Its recommendation engine which ensures every user gets a personalized feed is what makes the app so addictive, increasing the average time spend. According to App Annie, Indians spent 5.5 billion hours on TikTok in 2019, a six-fold jump compared to 2018.

Compared to TikTok, Indian short-video apps that mushroomed after the company was banned in June, don’t come close to TikTok’s robust recommendation engine. To create an effective AI-backed recommendation tool requires the app to have a huge user base and continuous generation of new content. The more data a company has the better predictions its AI can make.

“Indian short-video companies are very young as of now compared to TikTok’s presence in India. They will take a few years before they can match TikTok’s capabilities,” Kumar said.

However, Sumit Ghosh, founder of Chingari, an Indian short-video app, said the company has over 3.5 million daily active users which generate “pretty good data” for its AI to learn users’ interest.

“TikTok had way more data than us, but currently we also have decent amount of data to build the prediction model.

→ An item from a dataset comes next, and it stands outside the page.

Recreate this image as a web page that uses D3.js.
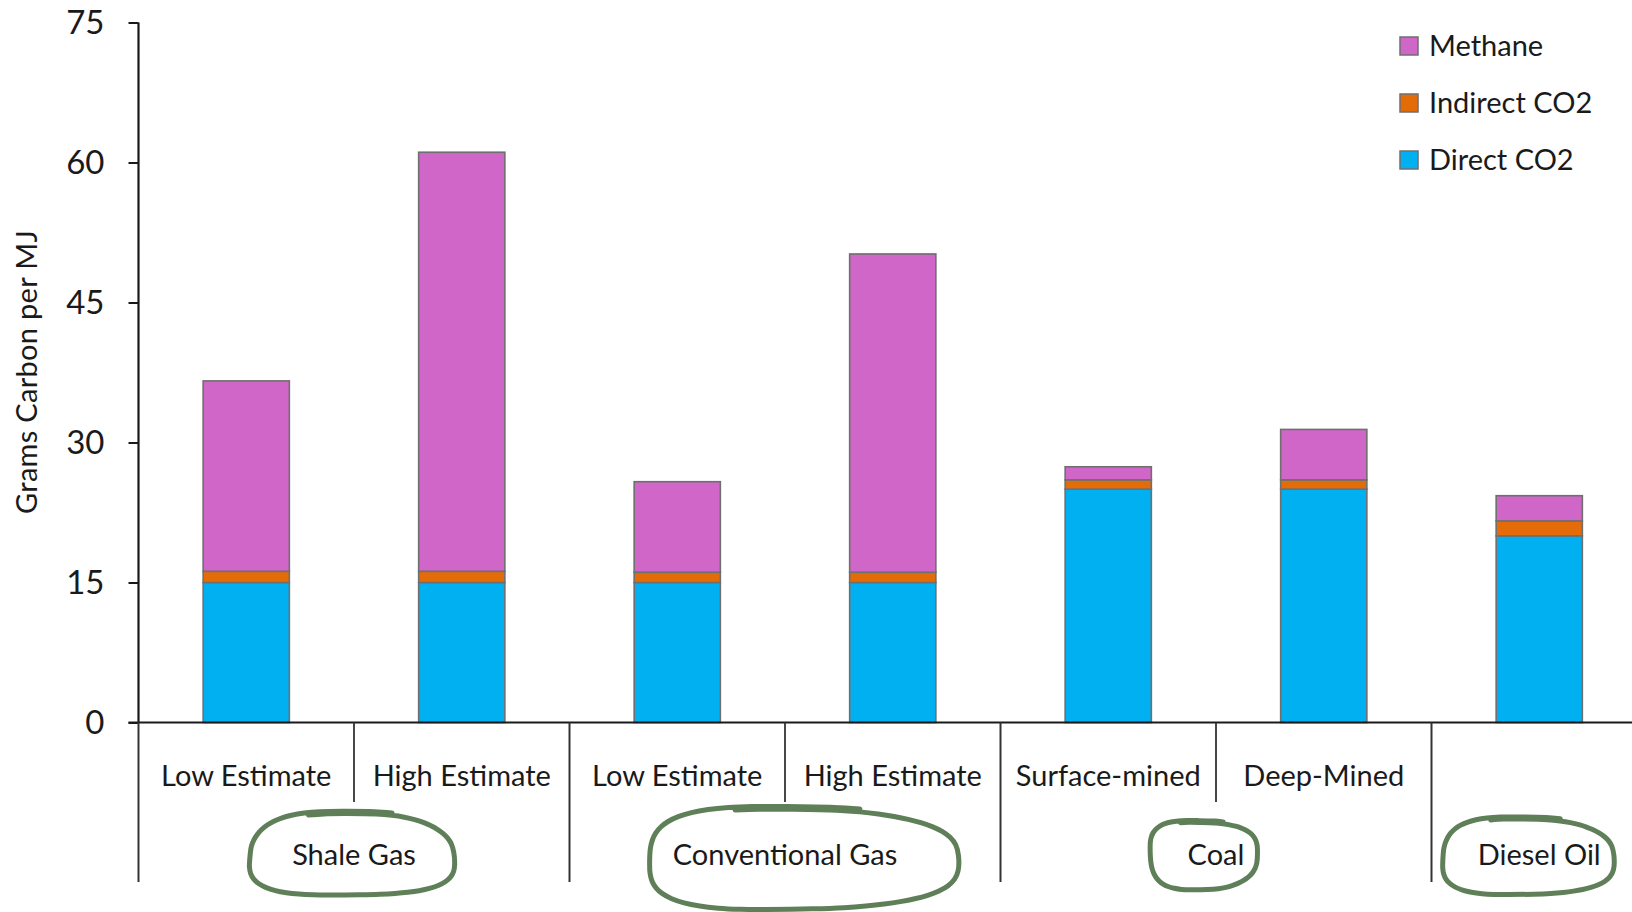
<!DOCTYPE html>
<html>
<head>
<meta charset="utf-8">
<script src="https://cdn.jsdelivr.net/npm/d3@7"></script>
<style>
	body { margin: 0; background: #fff; }
	svg { display: block; font-family: Lato, "Open Sans", sans-serif; }
</style>
</head>
<body>
<div id="chart"></div>
<script>
// chart data
const categories = ["Low Estimate", "High Estimate", "Low Estimate ", "High Estimate ", "Surface-mined", "Deep-Mined", "Diesel"];
const categoryLabels = ["Low Estimate", "High Estimate", "Low Estimate", "High Estimate", "Surface-mined", "Deep-Mined", ""];
const groups = ["Shale Gas", "Conventional Gas", "Coal", "Diesel Oil"];
const groupSpans = [[0, 2], [2, 4], [4, 6], [6, 7]];
const seriesNames = ["Direct CO2", "Indirect CO2", "Methane"];
const directCO2 = [15, 15, 15, 15, 25, 25, 20];
const indirectCO2 = [1.2, 1.2, 1.1, 1.1, 1.0, 1.0, 1.6];
const methane = [20.4, 44.9, 9.7, 34.1, 1.4, 5.4, 2.7];
const yTicks = [0, 15, 30, 45, 60, 75];
const colors = { "Direct CO2": "#00b0f0", "Indirect CO2": "#e36c09", "Methane": "#d066c8" };

const width = 1632, height = 912;
const left = 138.5, step = 215.5;

const svg = d3.select("#chart").append("svg")
	.attr("width", width)
	.attr("height", height);

// scales
const x = d3.scaleBand()
	.domain(categories)
	.range([left, left + step * categories.length])
	.paddingInner(0.6)
	.paddingOuter(0.3);

const y = d3.scaleLinear()
	.domain([0, 75])
	.range([722.5, 22.5]);

// stacked data
const rows = categories.map((c, i) => ({
	cat: c,
	"Direct CO2": directCO2[i],
	"Indirect CO2": indirectCO2[i],
	"Methane": methane[i],
}));
const stacked = d3.stack().keys(seriesNames)(rows);

// bars
svg.append("g")
	.selectAll("g")
	.data(stacked)
	.join("g")
	.attr("fill", d => colors[d.key])
	.selectAll("rect")
	.data(d => d)
	.join("rect")
	.attr("x", d => x(d.data.cat))
	.attr("width", x.bandwidth())
	.attr("y", d => y(d[1]))
	.attr("height", d => y(d[0]) - y(d[1]))
	.attr("stroke", "#6f6f6f")
	.attr("stroke-width", 1.6);

// y axis
const yAxis = svg.append("g")
	.attr("transform", `translate(${left},0)`)
	.call(d3.axisLeft(y).tickValues(yTicks).tickSize(10).tickPadding(24));
yAxis.select(".domain").attr("stroke", "#1a1a1a").attr("stroke-width", 2.2)
	.attr("d", `M0,${y(75)}V${y(0)}`);
yAxis.selectAll(".tick line").attr("stroke", "#1a1a1a").attr("stroke-width", 2);
yAxis.selectAll(".tick text")
	.attr("fill", "#1a1a1a")
	.style("font-size", "33px")
	.style("font-family", "Lato, sans-serif");

// y title
svg.append("text")
	.attr("transform", `translate(37, 372) rotate(-90)`)
	.attr("text-anchor", "middle")
	.attr("fill", "#1a1a1a")
	.style("font-size", "29px")
	.style("letter-spacing", "0.3px")
	.text("Grams Carbon per MJ");

// x axis baseline
svg.append("line")
	.attr("x1", left - 10).attr("x2", width)
	.attr("y1", y(0)).attr("y2", y(0))
	.attr("stroke", "#1a1a1a").attr("stroke-width", 2.2);

// separators below axis
const groupStarts = new Set(groupSpans.map(s => s[0]));
const sepIdx = d3.range(categories.length);
svg.append("g")
	.selectAll("line")
	.data(sepIdx)
	.join("line")
	.attr("x1", i => x(categories[i]) - x.step() * 0.3)
	.attr("x2", i => x(categories[i]) - x.step() * 0.3)
	.attr("y1", y(0))
	.attr("y2", i => groupStarts.has(i) ? 882 : 802)
	.attr("stroke", "#333")
	.attr("stroke-width", i => groupStarts.has(i) ? 2 : 1.8);

// category labels
svg.append("g")
	.selectAll("text")
	.data(categories)
	.join("text")
	.attr("x", c => x(c) + x.bandwidth() / 2)
	.attr("y", 786)
	.attr("text-anchor", "middle")
	.attr("fill", "#1a1a1a")
	.style("font-size", "29px")
	.text((c, i) => categoryLabels[i]);

// group labels
const groupCenter = s => x(categories[s[0]]) - x.step() * 0.3 + x.step() * (s[1] - s[0]) / 2;
svg.append("g")
	.selectAll("text")
	.data(groups)
	.join("text")
	.attr("x", (g, i) => groupCenter(groupSpans[i]))
	.attr("y", 865)
	.attr("text-anchor", "middle")
	.attr("fill", "#1a1a1a")
	.style("font-size", "29px")
	.text(g => g);

// hand drawn circles round the group labels
const loops = [
	{ dx: -2, cy: 855, rx: 99, ry: 40, phase: 0.4 },
	{ dx: 16, cy: 859, rx: 150, ry: 49, phase: 1.3 },
	{ dx: -13, cy: 855, rx: 52, ry: 33, phase: 2.1 },
	{ dx: -12, cy: 857, rx: 83, ry: 37, phase: 0.9 },
];
const loopLine = d3.line().curve(d3.curveCatmullRom.alpha(0.5));
svg.append("g")
	.selectAll("path")
	.data(loops)
	.join("path")
	.attr("d", (l, i) => {
		const cx = groupCenter(groupSpans[i]) + l.dx;
		const n = 48;
		const pts = d3.range(0, n + 1).map(k => {
			const t = -Math.PI / 2 - 0.3 + k * (2 * Math.PI + 0.55) / n;
			const c = Math.cos(t), s = Math.sin(t);
			// drift outwards a little so the end overlaps the start like a pen stroke
			const wob = (1 + 0.035 * Math.sin(3 * t + l.phase)) * (1 + 0.06 * k / n);
			return [
				cx + l.rx * wob * Math.sign(c) * Math.pow(Math.abs(c), 0.7),
				l.cy + l.ry * wob * Math.sign(s) * Math.pow(Math.abs(s), 0.7),
			];
		});
		return loopLine(pts);
	})
	.attr("fill", "none")
	.attr("stroke", "#5f7f59")
	.attr("stroke-width", 5)
	.attr("stroke-linecap", "round")
	.attr("stroke-linejoin", "round");

// legend
const legendKeys = ["Methane", "Indirect CO2", "Direct CO2"];
const legend = svg.append("g")
	.selectAll("g")
	.data(legendKeys)
	.join("g")
	.attr("transform", (k, i) => `translate(1400, ${37 + i * 57})`);
legend.append("rect")
	.attr("width", 18).attr("height", 18)
	.attr("fill", k => colors[k])
	.attr("stroke", "#6f6f6f").attr("stroke-width", 1.5);
legend.append("text")
	.attr("x", 29).attr("y", 19)
	.attr("fill", "#1a1a1a")
	.style("font-size", "29px")
	.text(k => k);
</script>
</body>
</html>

Our users watch about 100-150 videos monthly on the platform which generates a lot of data. It will take another five to six months to perfect the model like the one TikTok has,” Ghosh said.

While TikTok’s sale discussions in India are still at a preliminary stage, a CNBC report said that, until last week offers from Oracle and a joint bid from Microsoft and Walmart were the top contenders but the change in regulation from China has brought in added complications to the deal. The report said that if TikTok’s core technology would not be a part of the deal, the sale value might drop significantly from its earlier range of USD 20 to 30 billion.